Janeway: This is precisely my point. This is the role of theory in modern finance. What we were doing is making the markets complete. One of the great thinkers and great men of the last half of the 20th Century who, like Samuelson, is still alive, is Ken Arrow. The Arrow-Debreu general equilibrium mathematical construction was one of the precursors to the current mess. If only we had hung it up on the wall and contemplated it as an aesthetic object, and never led people down this terrible path towards trying to make it operational. This notion that "if" markets were complete and efficient; "if" we had the infinite array of contingent securities so that we could at one point in time hedge every possible event, we'd have complete closure, everything would close.

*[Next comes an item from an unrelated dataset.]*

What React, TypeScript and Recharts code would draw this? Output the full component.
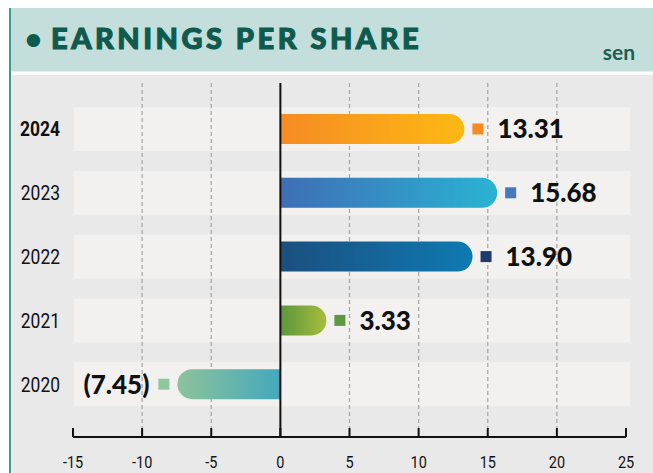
import React from "react";
import { BarChart, Bar, XAxis, YAxis, CartesianGrid, ReferenceLine, LabelList } from "recharts";

// EPS in sen, newest first (as drawn top to bottom)
const years = ["2024", "2023", "2022", "2021", "2020"];
const eps = [13.31, 15.68, 13.9, 3.33, -7.45];
const barLeftColors = ["#f68b23", "#3f6eb5", "#1b4f7f", "#5b963e", "#8dc39b"];
const barRightColors = ["#fdb913", "#2ab3d3", "#0f7ab2", "#a8bd3c", "#44a8bc"];
const markerColors = ["#f68b23", "#4479be", "#1e3a6e", "#5b9a41", "#8ec69e"];
const xTicks = [-15, -10, -5, 0, 5, 10, 15, 20, 25];
const gridValues = [-10, -5, 5, 10, 15, 20];

const data = years.map((year, i) => ({ year, value: eps[i], idx: i }));

const W = 653;
const H = 473;
const condensed = "Roboto, sans-serif";
const margin = { top: 83, right: 27, bottom: 0, left: 0 };
const yPadding = { top: 14, bottom: 21 };

function PillBar(props: any) {
  const { x, y, width, height, payload } = props;
  const i = payload.idx;
  const left = Math.min(x, x + width);
  const right = Math.max(x, x + width);
  const r = height / 2;
  const b = y + height;
  const d =
    payload.value >= 0
      ? `M${left},${y} L${right - r},${y} A${r},${r} 0 0 1 ${right - r},${b} L${left},${b} Z`
      : `M${right},${y} L${left + r},${y} A${r},${r} 0 0 0 ${left + r},${b} L${right},${b} Z`;
  return (
    <g>
      <defs>
        <linearGradient id={`eps-grad-${i}`} x1="0" y1="0" x2="1" y2="0">
          <stop offset="0%" stopColor={barLeftColors[i]} />
          <stop offset="100%" stopColor={barRightColors[i]} />
        </linearGradient>
      </defs>
      <path d={d} fill={`url(#eps-grad-${i})`} />
    </g>
  );
}

function ValueLabel(props: any) {
  const { x, y, width, height, value } = props;
  const i = eps.indexOf(value);
  const left = Math.min(x, x + width);
  const right = Math.max(x, x + width);
  const cy = y + height / 2;
  const sq = 11;
  const gap = 8;
  const textStyle = {
    fontFamily: "Lato, sans-serif",
    fontWeight: 900,
    fontSize: 26,
    fill: "#111",
  };
  if (value < 0) {
    const sx = left - gap - sq;
    return (
      <g>
        <rect x={sx} y={cy - sq / 2} width={sq} height={sq} fill={markerColors[i]} />
        <text x={sx - 9} y={cy} dy="0.36em" textAnchor="end" {...textStyle}>
          ({Math.abs(value).toFixed(2)})
        </text>
      </g>
    );
  }
  const sx = right + gap;
  return (
    <g>
      <rect x={sx} y={cy - sq / 2} width={sq} height={sq} fill={markerColors[i]} />
      <text x={sx + sq + 14} y={cy} dy="0.36em" textAnchor="start" {...textStyle}>
        {value.toFixed(2)}
      </text>
    </g>
  );
}

function RowBand(props: any) {
  const { x, y, width, height } = props;
  return <rect x={x + 1} y={y - 7} width={width + 3} height={height + 14} fill="#f2f1ef" />;
}

function YearTick(props: any) {
  const { x, y, payload } = props;
  return (
    <text
      transform={`translate(${x},${y}) scale(0.83,1)`}
      dy="0.36em"
      textAnchor="end"
      fontFamily={condensed}
      fontSize={21}
      fontWeight={payload.value === "2024" ? 700 : 400}
      fill="#111"
    >
      {payload.value}
    </text>
  );
}

function ValueTick(props: any) {
  const { x, y, payload } = props;
  return (
    <text
      transform={`translate(${x},${y}) scale(0.85,1)`}
      dy="0.71em"
      textAnchor="middle"
      fontFamily={condensed}
      fontSize={17}
      fill="#111"
    >
      {payload.value}
    </text>
  );
}

export default function App() {
  return (
    <div style={{ position: "absolute", left: 0, top: 0, width: W, height: H, background: "#fff" }}>
      <svg width={W} height={H} style={{ position: "absolute", left: 0, top: 0 }}>
        <rect x={11} y={8} width={W - 11} height={63.5} fill="#c4dfdb" />
        <rect x={11} y={75} width={W - 11} height={H - 75} fill="#e9e9e9" />
        <rect x={9} y={8} width={2} height={H - 8} fill="#3d9c8d" />
        <text x={25} y={49} fontFamily="Lato, sans-serif" fontWeight={900} fontSize={29} fill="#0f5a4e">
          •
        </text>
        <text
          x={51}
          y={49.3}
          fontFamily="Lato, sans-serif"
          fontWeight={900}
          fontSize={29}
          letterSpacing={3.5}
          fill="#0f5a4e"
          stroke="#0f5a4e"
          strokeWidth={1.1}
        >
          EARNINGS PER SHARE
        </text>
        <text x={635} y={60} textAnchor="end" fontFamily="Lato, sans-serif" fontWeight={700} fontSize={21} fill="#1b5e54">
          sen
        </text>
      </svg>

      {/* row bands, underneath the grid */}
      <div style={{ position: "absolute", left: 0, top: 0 }}>
        <BarChart layout="vertical" data={data} width={W} height={H} margin={margin}>
          <XAxis type="number" domain={[-15, 25]} ticks={xTicks} height={36} tick={false} axisLine={false} tickLine={false} />
          <YAxis type="category" dataKey="year" width={73} padding={yPadding} tick={false} axisLine={false} tickLine={false} />
          <Bar dataKey="value" barSize={30} fill="none" background={RowBand} isAnimationActive={false} />
        </BarChart>
      </div>

      <div style={{ position: "absolute", left: 0, top: 0 }}>
        <BarChart layout="vertical" data={data} width={W} height={H} margin={margin}>
          <CartesianGrid horizontal={false} verticalValues={gridValues} stroke="#a9a9a9" strokeWidth={1.3} strokeDasharray="4 3" />
          <XAxis
            type="number"
            domain={[-15, 25]}
            ticks={xTicks}
            interval={0}
            height={36}
            tickSize={-9}
            tickMargin={28}
            axisLine={{ stroke: "#111", strokeWidth: 2 }}
            tickLine={{ stroke: "#111", strokeWidth: 2 }}
            tick={ValueTick}
          />
          <YAxis
            type="category"
            dataKey="year"
            width={73}
            padding={yPadding}
            tickSize={0}
            tickMargin={13}
            axisLine={false}
            tickLine={false}
            tick={YearTick}
          />
          <Bar dataKey="value" barSize={30} shape={PillBar} isAnimationActive={false}>
            <LabelList dataKey="value" content={ValueLabel} />
          </Bar>
          <ReferenceLine x={0} stroke="#111" strokeWidth={2} />
        </BarChart>
      </div>
    </div>
  );
}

The IRA: It's called absolute zero in physics, the end of molecular motion. It implies the end of days and, thus, is hopefully only a theoretical possibility. That's why my partner Dennis Santiago and I prefer Minsky and scientific notions like entropy to describe market behavior.

Janeway: Exactly. Reaching general equilibrium implies that we have extracted ourselves from historical time and that we are frozen in stasis. We had done one trade that was good forever. And remember that the math is beautiful. The practical effect is catastrophic. And that is the catastrophe you are talking about. Because as we build layer upon layer of derivatives, what we were doing was pursuing Ken Arrow's challenge. These are not bad people, they have simply been chasing the impossible dream of completing the market and, going back to MacKenzie, chasing the legitimatory goal of making the world a more efficient place.

The IRA: The road to hell is paved with good intentions. Thanks Bill."

At least it's paved. Too many "if"s is too many variables, and too much risk. We've come a long way from blaming models when the South Sea Bubble is mentioned. Doesn't entropy also lead to the end of days? Doesn't everything?